The Minneapolis Park Board wants to banish disposable plastic straws, utensils, water bottles and other single-use plastics from the events it permits and hosts by requiring contractors to provide sustainable alternatives.
Park Board Commissioner Jono Cowgill raised the issue earlier this year in an effort to cut down on plastic waste and encourage other government agencies to do the same. If the proposal is adopted, the Park Board could stop allowing disposable plastics at large-scale events starting April 1, 2020.
"Plastics are detrimental to the environment. They get into everything: They get into our lakes, they get into our fish, they get into our water and storm sewer systems," Cowgill said in a recent interview. "They're everywhere, and they're almost impossible to get away from."
"If we're ever going to get to a point where we are … consuming less disposable stuff," he continued, "our larger institutions and public bodies, especially those that are supposed to be and are the environmental stewards of our public spaces, need to take bold steps to challenge ourselves to get away from those things."

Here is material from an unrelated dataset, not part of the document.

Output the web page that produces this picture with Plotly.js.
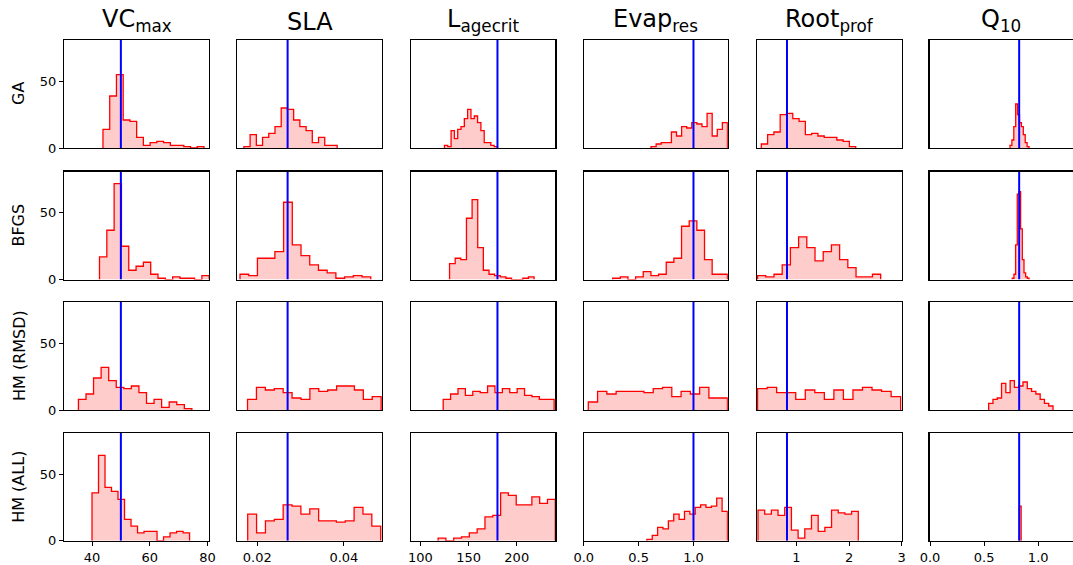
<!DOCTYPE html>
<html>
<head>
<meta charset="utf-8">
<script src="https://cdn.plot.ly/plotly-3.0.1.min.js"></script>
<style>html,body{margin:0;padding:0;background:#fff;}#chart{width:1073px;height:565px;}</style>
</head>
<body>
<div id="chart"></div>
<script>
// ---------- data ----------
const parameters = ["VC<sub>max</sub>", "SLA", "L<sub>agecrit</sub>", "Evap<sub>res</sub>", "Root<sub>prof</sub>", "Q<sub>10</sub>"];
const methods = ["GA", "BFGS", "HM (RMSD)", "HM (ALL)"];
const trueValues = [50, 0.027, 180, 1.0, 0.82, 0.824];
const xRanges = [[30.3, 80.6], [0.0154, 0.0488], [90.3, 240.0], [0, 1.313], [0.25, 3.0], [-0.005, 1.317]];
const xTickVals = [[40, 60, 80], [0.02, 0.04], [100, 150, 200], [0, 0.5, 1.0], [1, 2, 3], [0, 0.5, 1.0]];
const xTickText = [["40", "60", "80"], ["0.02", "0.04"], ["100", "150", "200"], ["0.0", "0.5", "1.0"], ["1", "2", "3"], ["0.0", "0.5", "1.0"]];
const yTickVals = [0, 50];
const yMax = 81;

// histogram bin ranges [lo, hi] and counts, per method and parameter
const gaBins = [[43.8, 78.8], [0.0169, 0.03845], [125, 180], [0.613, 1.31], [0.332, 2.126], [0.739, 0.915]];
const gaCounts = [
  [14, 39, 55, 21, 20, 8, 2, 4, 5, 4, 2, 2, 1, 0, 1],
  [1, 10, 2, 8, 11, 16, 30, 29, 21, 16, 13, 4, 8, 2, 2],
  [2, 1, 13, 7, 14, 16, 22, 29, 22, 24, 19, 13, 4, 4, 2, 1],
  [1, 3, 4, 4, 12, 9, 16, 15, 19, 18, 16, 26, 9, 14, 19],
  [3, 10, 12, 25, 26, 22, 20, 10, 11, 9, 8, 8, 6, 5, 1],
  [2, 6, 16, 33, 25, 19, 16, 10, 4, 1]
];
const bfgsBins = [[42.6, 80.6], [0.016, 0.0462], [130.3, 218], [0.263, 1.31], [0.261, 2.6], [0.76, 0.915]];
const bfgsCounts = [
  [17, 37, 72, 25, 7, 10, 13, 4, 1, 0, 2, 1, 1, 0, 3],
  [4, 3, 16, 16, 21, 58, 26, 18, 11, 7, 5, 1, 2, 3, 2],
  [12, 16, 15, 46, 60, 24, 7, 4, 3, 2, 1, 0, 0, 1, 2],
  [1, 2, 0, 2, 6, 3, 4, 13, 16, 40, 44, 37, 15, 4, 4],
  [3, 2, 4, 11, 24, 32, 24, 14, 21, 26, 15, 9, 2, 2, 4],
  [1, 4, 26, 64, 66, 38, 15, 5, 2, 1]
];
const hmRmsdBins = [[35.3, 74.6], [0.01774, 0.0486], [123.7, 238.8], [0.041, 1.31], [0.261, 2.98], [0.542, 1.137]];
const hmRmsdCounts = [
  [8, 12, 24, 32, 22, 17, 16, 18, 13, 5, 8, 2, 6, 4, 1],
  [8, 17, 15, 16, 13, 9, 8, 16, 14, 15, 18, 18, 15, 8, 10],
  [8, 12, 16, 11, 14, 13, 18, 13, 16, 13, 16, 11, 10, 8, 8],
  [6, 14, 12, 14, 14, 14, 13, 16, 17, 10, 14, 12, 17, 9, 9],
  [16, 17, 13, 13, 8, 15, 13, 8, 15, 8, 15, 17, 15, 14, 10],
  [5, 8, 9, 20, 13, 22, 17, 18, 21, 16, 14, 12, 8, 5, 3]
];
const hmAllBins = [[40.0, 73.8], [0.01778, 0.0485], [118.4, 240], [0.575, 1.31], [0.269, 2.175], [0.826, 0.842]];
const hmAllCounts = [
  [36, 64, 40, 37, 31, 16, 11, 6, 7, 7, 0, 3, 6, 7, 6],
  [20, 6, 15, 16, 27, 26, 20, 24, 15, 15, 14, 15, 25, 20, 11],
  [2, 0, 2, 3, 6, 9, 18, 19, 36, 34, 27, 27, 33, 28, 31],
  [1, 4, 10, 9, 15, 20, 16, 22, 20, 25, 27, 25, 26, 32, 22],
  [23, 20, 23, 19, 25, 8, 2, 9, 19, 7, 10, 23, 21, 20, 22],
  [26]
];
const allBins = [gaBins, bfgsBins, hmRmsdBins, hmAllBins];
const allCounts = [gaCounts, bfgsCounts, hmRmsdCounts, hmAllCounts];

// ---------- layout geometry (pixels) ----------
const W = 1073, H = 565;
const colLeft = [64, 237.4, 411, 583.8, 757, 929.5];
const colWidth = [145.2, 144.6, 144.3, 144.0, 144.7, 143.0];
const rowTop = [40, 171.6, 302, 432.8];
const rowHeight = 108;

const FONT = "DejaVu Sans, Arial, sans-serif";
const traces = [];
const layout = {
  width: W, height: H,
  margin: {l: 0, r: 0, t: 0, b: 0},
  paper_bgcolor: "#ffffff", plot_bgcolor: "#ffffff",
  showlegend: false,
  font: {family: FONT, color: "#000", size: 13},
  annotations: []
};

function stepPath(lo, hi, counts) {
  const n = counts.length;
  const e = [];
  for (let k = 0; k <= n; k++) e.push(lo + (hi - lo) * k / n);
  const xs = [e[0]], ys = [0];
  for (let k = 0; k < n; k++) { xs.push(e[k]); ys.push(counts[k]); }
  xs.push(e[n]); ys.push(counts[n - 1]);
  xs.push(e[n]); ys.push(0);
  return {xs, ys};
}

for (let r = 0; r < 4; r++) {
  for (let c = 0; c < 6; c++) {
    const idx = r * 6 + c + 1;
    const xa = "x" + (idx === 1 ? "" : idx), ya = "y" + (idx === 1 ? "" : idx);
    const xKey = "xaxis" + (idx === 1 ? "" : idx), yKey = "yaxis" + (idx === 1 ? "" : idx);
    const x0 = colLeft[c] / W, x1 = (colLeft[c] + colWidth[c]) / W;
    const y1 = 1 - rowTop[r] / H, y0 = 1 - (rowTop[r] + rowHeight) / H;
    layout[xKey] = {
      domain: [x0, x1], range: xRanges[c], anchor: ya,
      showline: true, mirror: true, linecolor: "#000", linewidth: 1.2,
      showgrid: false, zeroline: false,
      ticks: r === 3 ? "outside" : "", ticklen: 4, tickwidth: 1, tickcolor: "#000",
      showticklabels: r === 3, tickmode: "array", tickvals: xTickVals[c], ticktext: xTickText[c],
      tickfont: {family: FONT, size: 13, color: "#000"}, fixedrange: true
    };
    layout[yKey] = {
      domain: [y0, y1], range: [0, yMax], anchor: xa,
      showline: true, mirror: true, linecolor: "#000", linewidth: 1.2,
      showgrid: false, zeroline: false,
      ticks: c === 0 ? "outside" : "", ticklen: 4, tickwidth: 1, tickcolor: "#000",
      showticklabels: c === 0, tickmode: "array", tickvals: yTickVals,
      tickfont: {family: FONT, size: 13, color: "#000"}, fixedrange: true
    };
    const b = allBins[r][c];
    const p = stepPath(b[0], b[1], allCounts[r][c]);
    traces.push({
      type: "scatter", mode: "lines", x: p.xs, y: p.ys, xaxis: xa, yaxis: ya,
      line: {shape: "hv", color: "#ff0000", width: 1.3},
      fill: "tozeroy", fillcolor: "rgba(255,0,0,0.2)", hoverinfo: "skip"
    });
    traces.push({
      type: "scatter", mode: "lines", x: [trueValues[c], trueValues[c]], y: [0, yMax],
      xaxis: xa, yaxis: ya, line: {color: "#0000ff", width: 2}, hoverinfo: "skip"
    });
  }
}

// column titles
for (let c = 0; c < 6; c++) {
  layout.annotations.push({
    text: parameters[c], xref: "paper", yref: "paper",
    x: (colLeft[c] + colWidth[c] / 2) / W, y: 1 - 40 / H,
    xanchor: "center", yanchor: "bottom", yshift: 2, showarrow: false,
    font: {family: FONT, size: 24, color: "#000"}
  });
}
// row labels
for (let r = 0; r < 4; r++) {
  layout.annotations.push({
    text: methods[r], xref: "paper", yref: "paper",
    x: 19 / W, y: 1 - (rowTop[r] + rowHeight / 2) / H,
    xanchor: "center", yanchor: "middle", textangle: -90, showarrow: false,
    font: {family: FONT, size: 16, color: "#000"}
  });
}

Plotly.newPlot("chart", traces, layout, {staticPlot: true, displayModeBar: false});
</script>
</body>
</html>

Single-use plastics are items used once before being tossed or recycled. A 2018 study showed 79% of all plastic waste is either in landfills or littered, ultimately ending up in oceans, according to National Geographic.
Locally, many of those items are found in parkland and on lakeshores, Cowgill said.
The Park Board probably would stop providing single-use plastic items such as utensils, bottles, straws, dishes, coffee lids and stirrers, according to a staff report. Those items would be replaced by compostable or biodegradable alternatives.
The ban would affect large park events such as races with water stations, parades and festivals, and would affect vendors the Park Board contracts with as they replace disposable items for compostable ones.
The Park Board report stated it's likely that a "high percentage" of events held or permitted by the Park Board already use alternatives to single-use plastics. The Park Board uses compostable materials at its own headquarters, and popular lakefront concessions are "mostly there … with using compostable, green products," Cowgill said.
There are some barriers to prohibiting all single-use plastics in Park Board events, including access to tap water and enforcement, according to the report. The report suggests new water sources could be installed in parks and that the Park Board could work with other government agencies to prohibit food trucks from using disposable plastic materials.
"It's my hope that in ending single-use plastics in our contracting, we can be a model for other municipalities to do something similar," he said.
Park Board commissioners were supportive of the change during a meeting Wednesday evening. A more detailed proposal will come back to the Park Board later in August or September.
In March, St. Paul joined Minneapolis and St. Louis Park in banning nonrecyclable takeout containers in restaurants. The Minneapolis City Council had voted in 2016 to ban all plastic bags before a state budget bill prohibited cities from taking any such measure.
Larger plastic bans have recently been enacted across the country. In particular, several companies have vowed to stop using plastic straws due to public pressure over their harmful impacts on beaches, oceans and marine life, according to National Geographic.
Banning single-use plastics at park events is a first step, and it would only make a dent in the amount of the plastic waste found in parks, Cowgill said.
"Us doing this is … going to move the dial very slightly in terms of how much pollution we have in our own system," Cowgill said. "It's a small part of a larger vision around sustainability … but it's something we can all have an impact on."